We quickly learned a few things:
The workflow builder is a power user tool. Probably only the top 25% of really technical users actually grok it
Workflows are hard to iterate on because you need to run them before you see results, hard to iterate on prompts
The lead lists that we’re producing are alright but not exactly up to our standards of quality (probably only 30-40% are the quality we want), which probably comes down to the method that we’re using - this comes from stacking filters on filters, the more you filter almost the worse (or smaller) the list gets
With these learnings, we clearly needed to go back to the drawing board on a second version of the UI. What we’re sprinting towards now is something that looks like less of a workflow, and more like a search engine over both structured and unstructured data as well as a mixed semantic search over images and text. A search engine for companies.
This means doing a pretty meaningful rewrite of the app to support a radically different kind of query pattern, along with a lot of data infrastructure to get the data in the right format.
Search engines have three key components:
Crawling and data extraction
Search index
Query interface
For the past few days I’ve been focused on the crawling and indexing backend components to make sure we get the technical choices here that we lock into right for the long term.
Indexing these days is actually pretty advanced. The plan is to use ElasticSearch for this combination of structured, unstructured, and semantic querying. The size of the data will be ~100m records once we scale up the company dataset (there are only so many companies in the world), which is totally reasonable for this system to handle. Elastic provides a lot of nobs to turn when it comes to doing very advanced queries over this data. There are a few other options in this space like Algolia, but they’re less configurable. We’re looking for the power user tool.
With this part of the problem solved, most of the rest of the problem comes down to the data infra and crawling required to actually gather the data we need. One of the unique parts of this problem is that we’re searching for unique insights and extracting them from the web. It’s not enough to pull the content of a website, we want to do things like go specifically to the source for things that answer questions like: who are the logos and case studies on the website? Does the app of the company have onboarding? Do they have a banking license logo displayed on the website?
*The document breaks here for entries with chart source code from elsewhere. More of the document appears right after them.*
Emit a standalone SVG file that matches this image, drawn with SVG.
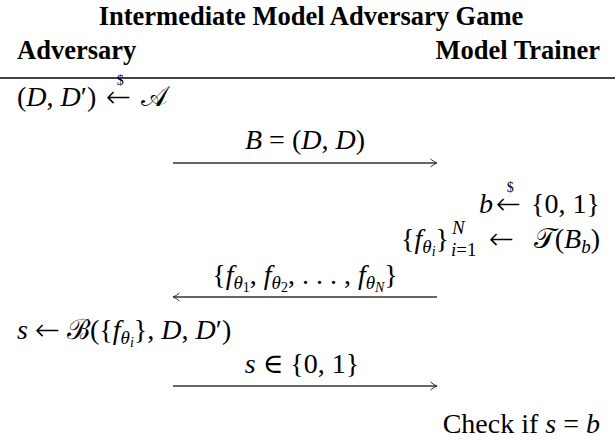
<svg xmlns="http://www.w3.org/2000/svg" width="615" height="441" viewBox="0 0 615 441">
<style>
text{font-family:"Liberation Serif","DejaVu Serif",serif;fill:#000}
.h{font-weight:bold;font-size:26.5px}
.m{font-size:28px}
.i{font-style:italic}
.s{font-size:19px}
.ss{font-size:14px}
.d{font-family:"Liberation Serif",serif;font-weight:normal;font-size:14px;fill:#000}
.ar{font-family:"DejaVu Sans ExtraLight","DejaVu Sans",sans-serif;font-weight:200;font-size:30px;font-style:normal}
.conn line{stroke:#333;stroke-width:1.3;fill:none}
.rule{stroke:#444;stroke-width:2}
</style>
<defs>
<marker id="ah" markerWidth="10" markerHeight="10" refX="8" refY="5" orient="auto" markerUnits="userSpaceOnUse"><path d="M1.5,1 Q5,4 8,5 Q5,6 1.5,9" fill="none" stroke="#333" stroke-width="1"/></marker>
</defs>
<rect width="615" height="441" fill="#fff"/>
<g id="title"><text class="h" x="311" y="25" text-anchor="middle">Intermediate Model Adversary Game</text></g>
<g id="adversary"><text class="h" x="17" y="59">Adversary</text></g>
<g id="trainer"><text class="h" x="600" y="59" text-anchor="end">Model Trainer</text></g>
<line class="rule" x1="0" y1="78" x2="615" y2="78"/>
<g id="adv-sample">
<text class="m" x="17" y="106">(<tspan class="i">D</tspan>, <tspan class="i">D</tspan>′)</text>
<text class="ar" x="106" y="107">←<tspan class="d" dx="-14.5" dy="-22">$</tspan></text>
<text class="m" x="141" y="106">𝒜</text>
</g>
<g id="msg1"><text class="m" x="305" y="149" text-anchor="middle"><tspan class="i">B</tspan> = (<tspan class="i">D</tspan>, <tspan class="i">D</tspan>)</text></g>
<g id="trainer-bit">
<text class="m i" x="493" y="213" text-anchor="end">b</text>
<text class="ar" x="496" y="214">←<tspan class="d" dx="-14.5" dy="-22">$</tspan></text>
<text class="m" x="600" y="213" text-anchor="end">{0, 1}</text>
</g>
<g id="trainer-train">
<text class="m" x="449" y="248" text-anchor="end">{<tspan class="i">f</tspan><tspan class="i s" dy="5">θ</tspan><tspan class="i ss" dy="3">i</tspan><tspan dy="-8">}</tspan></text>
<text class="s i" x="452" y="234">N</text>
<text class="s" x="451" y="256"><tspan class="i">i</tspan>=1</text>
<text class="ar" x="489" y="249">←</text>
<text class="m" x="600" y="248" text-anchor="end">𝒯(<tspan class="i">B</tspan><tspan class="i s" dy="5">b</tspan><tspan dy="-5">)</tspan></text>
</g>
<g id="msg2"><text class="m" x="305" y="284" text-anchor="middle">{<tspan class="i">f</tspan><tspan class="i s" dy="5">θ</tspan><tspan class="ss" dy="3">1</tspan><tspan dy="-8">, </tspan><tspan class="i">f</tspan><tspan class="i s" dy="5">θ</tspan><tspan class="ss" dy="3">2</tspan><tspan dy="-8">, . . . , </tspan><tspan class="i">f</tspan><tspan class="i s" dy="5">θ</tspan><tspan class="i ss" dy="3">N</tspan><tspan dy="-8">}</tspan></text></g>
<g id="adv-guess"><text class="m" x="17" y="339"><tspan class="i">s</tspan> <tspan class="ar" dy="1">←</tspan> <tspan dy="-1">ℬ({</tspan><tspan class="i">f</tspan><tspan class="i s" dy="5">θ</tspan><tspan class="i ss" dy="3">i</tspan><tspan dy="-8">}, </tspan><tspan class="i">D</tspan>, <tspan class="i">D</tspan>′)</text></g>
<g id="msg3"><text class="m" x="302" y="373" text-anchor="middle"><tspan class="i">s</tspan> ∈ {0, 1}</text></g>
<g id="check"><text class="m" x="600" y="433" text-anchor="end">Check if <tspan class="i">s</tspan> = <tspan class="i">b</tspan></text></g>
<g id="connectors" class="conn">
<line x1="173" y1="163" x2="437" y2="163" marker-end="url(#ah)"/>
<line x1="437" y1="297" x2="173" y2="297" marker-end="url(#ah)"/>
<line x1="173" y1="386" x2="437" y2="386" marker-end="url(#ah)"/>
</g>
</svg>
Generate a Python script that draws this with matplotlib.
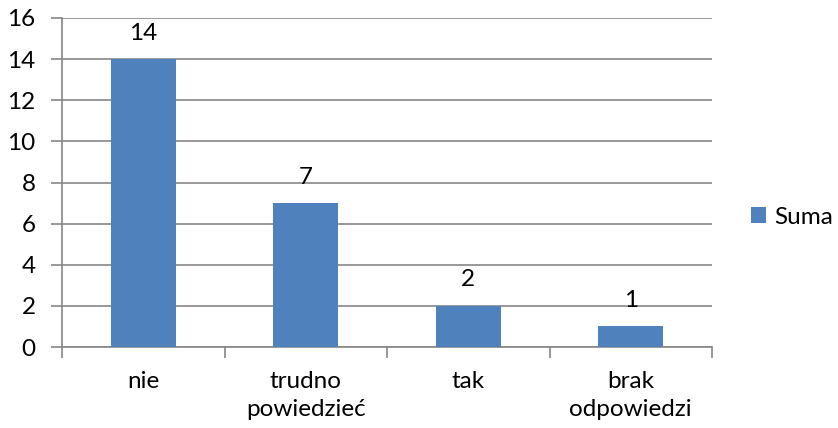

To do this we need to develop very advanced web crawlers that are both proficient and reliable at their tasks.
This brought me down a rabbit hole of both doing my own experiments with Playwright as well as exploring tools like browserbase for agent-based automations. I did a spike on exploring most of these, and have quickly come to the conclusion that this is still an unsolved problem, with a lot of half-baked solutions out there. The game is definitely not won by Browserbase taking the market.
The big idea here though that is actually much more thought provoking is that these AI automations over browsers are essentially going to turn every website into a programmable API. The amount of value that unlocks for the world, and the idea space of problems that can be solved opens up significantly by exposing every website as essentially what is a API interface. The current solutions probably don’t get it fully right, but I believe that this is a problem that can be solved. When it is, it’s going to be hugely valuable for allowing new applications to be built on previously walled gardens of internet infrastructure.
Where does this leave me? Tbh I want a bit more control which I think leads me to writing my own automation system for Playwright. I’m excited to experiment more in this space though, and to see how it evolves in the coming years.